Part of the beef is that if so much of this groundwork has been done, why doesn't NASA with all of its resources just whip up a a new vehicle to service station real quick? Because they can't seem to stick with a single design long enough to finish. SS1 has gone from initial idea to 60K feet with very little stalling organizationally, and it looks like the craft is technically ready to win the X-Prize.

"When previous Nasa and military programs have already solved the big problems, it is certainly correct and expected that the next ones out there will be able to replicate it cheaper or faster."

When NASA launches a sub-orbital twice in two weeks, then your statement will be true. You are absolutely right in that previous experience via NASA and others has been folded into SS1, but the agency isn't doing anything with it.

"about hybrid engines.. it is correct that they got scrapped, but NASA did the underlying work and has had various models operational..."

No. NASA has not powered a vehicle, or at least an operational one with a mission, that I know of with a hybrid engine.

"... so this SS1 while is neat did not start with a clean slate."

When designing ANYTHING there is no such thing as a clean slate.

"...the ludicrous claim that this accomplishment enforces the notion of private enterprise can replace government programs particularly in the areas of research and development and space exploration etc."

What's ludicrous? Of course private enterprise can replace government programs, they'll just follow the profit. Have you seen the petroleum industry, for example? The government doesn't own it, it's a huge field of work, with massive levels of scientific and industrial research. It did it by itself.

"Just don't try to claim that the private industries move to build them doesn't get a HUGE boost from all the stuff that came before..."

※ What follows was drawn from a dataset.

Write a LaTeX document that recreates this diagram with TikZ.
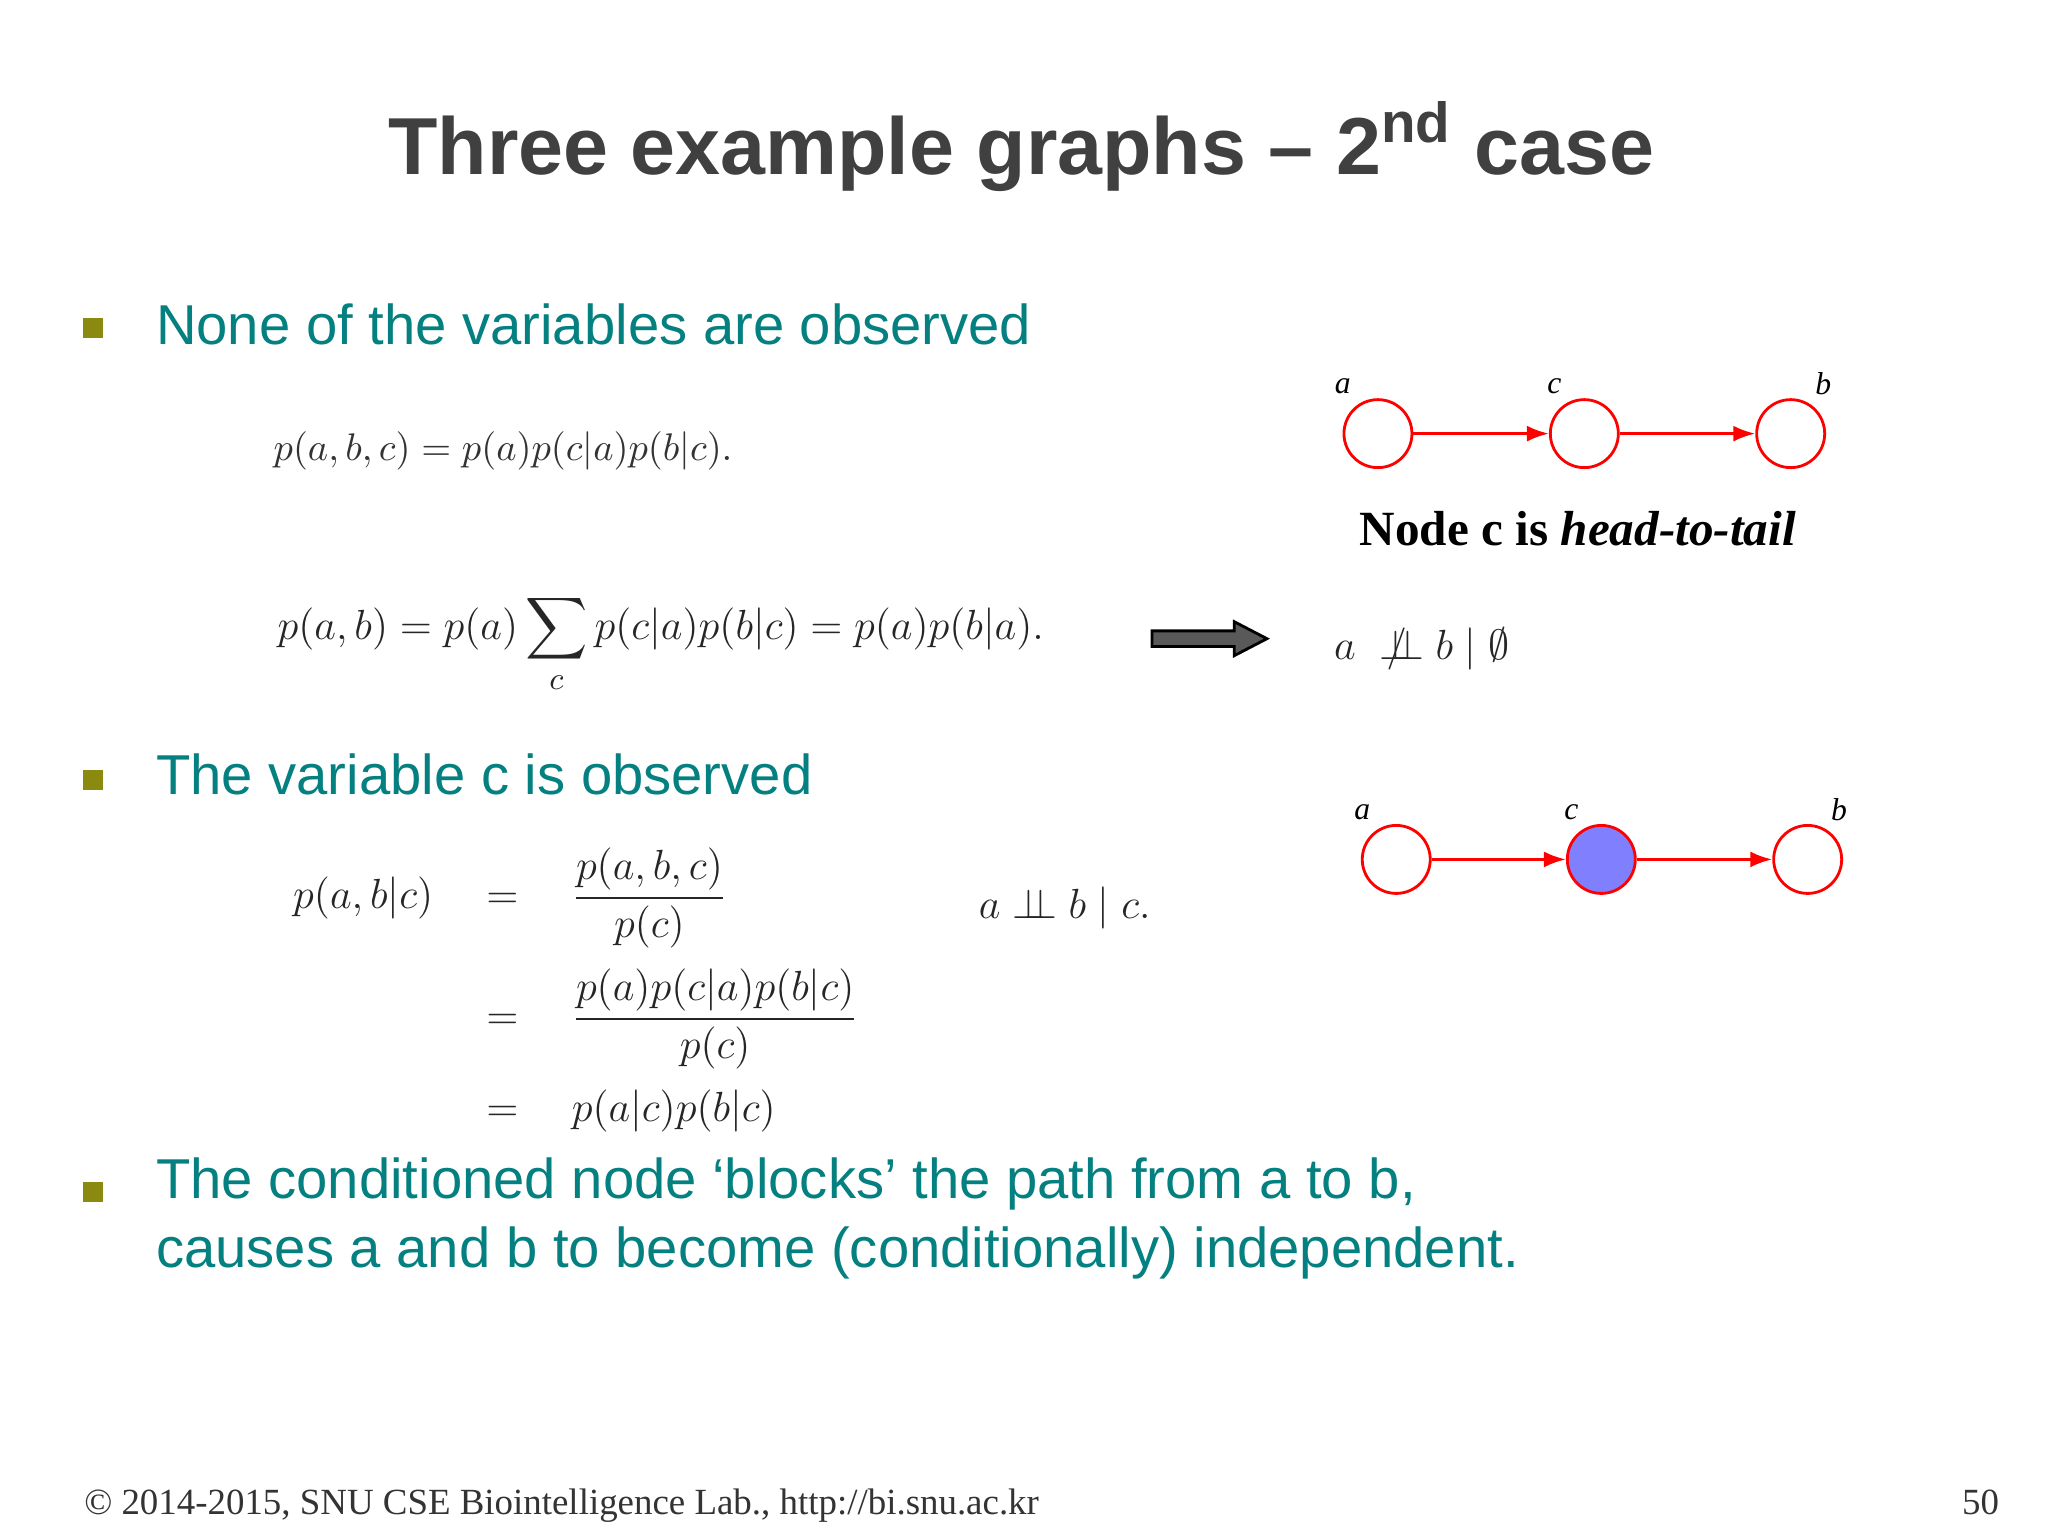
\documentclass[tikz,border=0pt]{standalone}
\usepackage{amsmath,amssymb}
\usepackage{fontspec}
\setmainfont{Liberation Serif}
\newfontfamily\sansf{Liberation Sans}
\usetikzlibrary{arrows.meta}
\definecolor{teal1}{HTML}{048080}
\definecolor{olive1}{HTML}{8A8A10}
\definecolor{title1}{HTML}{404040}
\definecolor{obs}{HTML}{8080FF}
\newcommand{\indep}{\mathrel{\perp\!\!\!\perp}}
\newcommand{\nindep}{\mathrel{\rlap{$\;\,/$}\perp\!\!\!\perp}}
\tikzset{
 gnode/.style={circle,draw=red,thick,minimum size=0.68cm,inner sep=0pt},
 gedge/.style={red,thick,-{Latex[length=2.2mm,width=1.6mm]}},
 glab/.style={font=\fontsize{9}{9}\selectfont\itshape},
 bullet/.style={anchor=west,text=teal1,font=\sansf\fontsize{16}{19.5}\selectfont},
 sq/.style={fill=olive1,minimum size=0.2cm,inner sep=0pt}
}
\begin{document}
\begin{tikzpicture}[x=0.013061cm,y=-0.013061cm]
\useasboundingbox (0,0) rectangle (1568,1176);
\node[font=\sansf\bfseries\fontsize{23}{27}\selectfont,text=title1] (title) at (782,112) {Three example graphs – 2\textsuperscript{nd} case};
\node[sq] (s1) at (71,251) {};
\node[bullet] (b1) at (110,248) {None of the variables are observed};
\node[sq] (s2) at (71,597) {};
\node[bullet] (b2) at (110,593) {The variable c is observed};
\node[sq] (s3) at (71,913) {};
\node[bullet,align=left] (b3) at (110,933) {The conditioned node ‘blocks’ the path from a to b,\\causes a and b to become (conditionally) independent.};
% equations
\node[anchor=west,font=\fontsize{10.5}{12}\selectfont,text=black!80] (e1) at (200,345) {$p(a,b,c)=p(a)p(c|a)p(b|c).$};
\node[anchor=west,font=\fontsize{12.3}{14}\selectfont,text=black!85] (e2) at (203,493) {$\displaystyle p(a,b)=p(a)\sum_c p(c|a)p(b|c)=p(a)p(b|a).$};
\node[anchor=north west,font=\fontsize{11.8}{13}\selectfont,text=black!85] (e3) at (215,640) {$\begin{aligned}p(a,b|c)\quad&=\quad\frac{p(a,b,c)}{p(c)}\\[2pt]&=\quad\frac{p(a)p(c|a)p(b|c)}{p(c)}\\[2pt]&=\quad p(a|c)p(b|c)\end{aligned}$};
\node[anchor=west,font=\fontsize{12}{13}\selectfont,text=black!85] (i1) at (1012,497) {$a\nindep b\mid\emptyset$};
\node[anchor=west,font=\fontsize{12}{13}\selectfont,text=black!85] (i2) at (740,695) {$a\indep b\mid c.$};
% gray arrow
\draw[fill=gray!70!black,draw=black,thick] (882,483)--(945,483)--(945,476)--(970,489)--(945,502)--(945,495)--(882,495)--cycle;
% graph 1
\node[gnode] (a1) at (1055,332) {};
\node[gnode] (c1) at (1213,332) {};
\node[gnode] (bb1) at (1371,332) {};
\draw[gedge] (a1)--(c1);
\draw[gedge] (c1)--(bb1);
\node[glab] (la1) at (1028,296) {a};
\node[glab] (lc1) at (1190,296) {c};
\node[glab] (lb1) at (1396,294) {b};
\node[font=\bfseries\fontsize{14}{16}\selectfont] (ht) at (1208,405) {Node c is \textit{head-to-tail}};
% graph 2
\node[gnode] (a2) at (1069,658) {};
\node[gnode,fill=obs] (c2) at (1226,658) {};
\node[gnode] (bb2) at (1384,658) {};
\draw[gedge] (a2)--(c2);
\draw[gedge] (c2)--(bb2);
\node[glab] (la2) at (1043,622) {a};
\node[glab] (lc2) at (1203,622) {c};
\node[glab] (lb2) at (1408,620) {b};
% footer
\node[anchor=west,font=\fontsize{10.5}{12}\selectfont,text=black!80] (f1) at (55,1153) {\textcopyright{} 2014-2015, SNU CSE Biointelligence Lab., http://bi.snu.ac.kr};
\node[anchor=east,font=\fontsize{10.5}{12}\selectfont,text=black!80] (f2) at (1540,1150) {50};
\end{tikzpicture}
\end{document}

I don't think anybody here is really saying that, any more than they could say "naw, I don't need that Newton fella, I's gots my own fissiks!" Of course there's the previous work, no doubt about it, but NASA isn't implementing it. And that's the big achievement - a change in mindset, breaking the magical mystique of the big government space program. Somebody, actually several somebodies now, has finally turned the corner and said "Y'know, I bet I CAN build my own spaceship. Let's just build it."

There is a difference between claiming you can do something and actually doing it.

"... because that's just ideaological nonsense."

It would be such nonsense if you were correct. You're not. Everyone knows, and especially those competing for the X-Prize, there has been a large body of work before this period in history. That's where the confidence in building these machines is coming from.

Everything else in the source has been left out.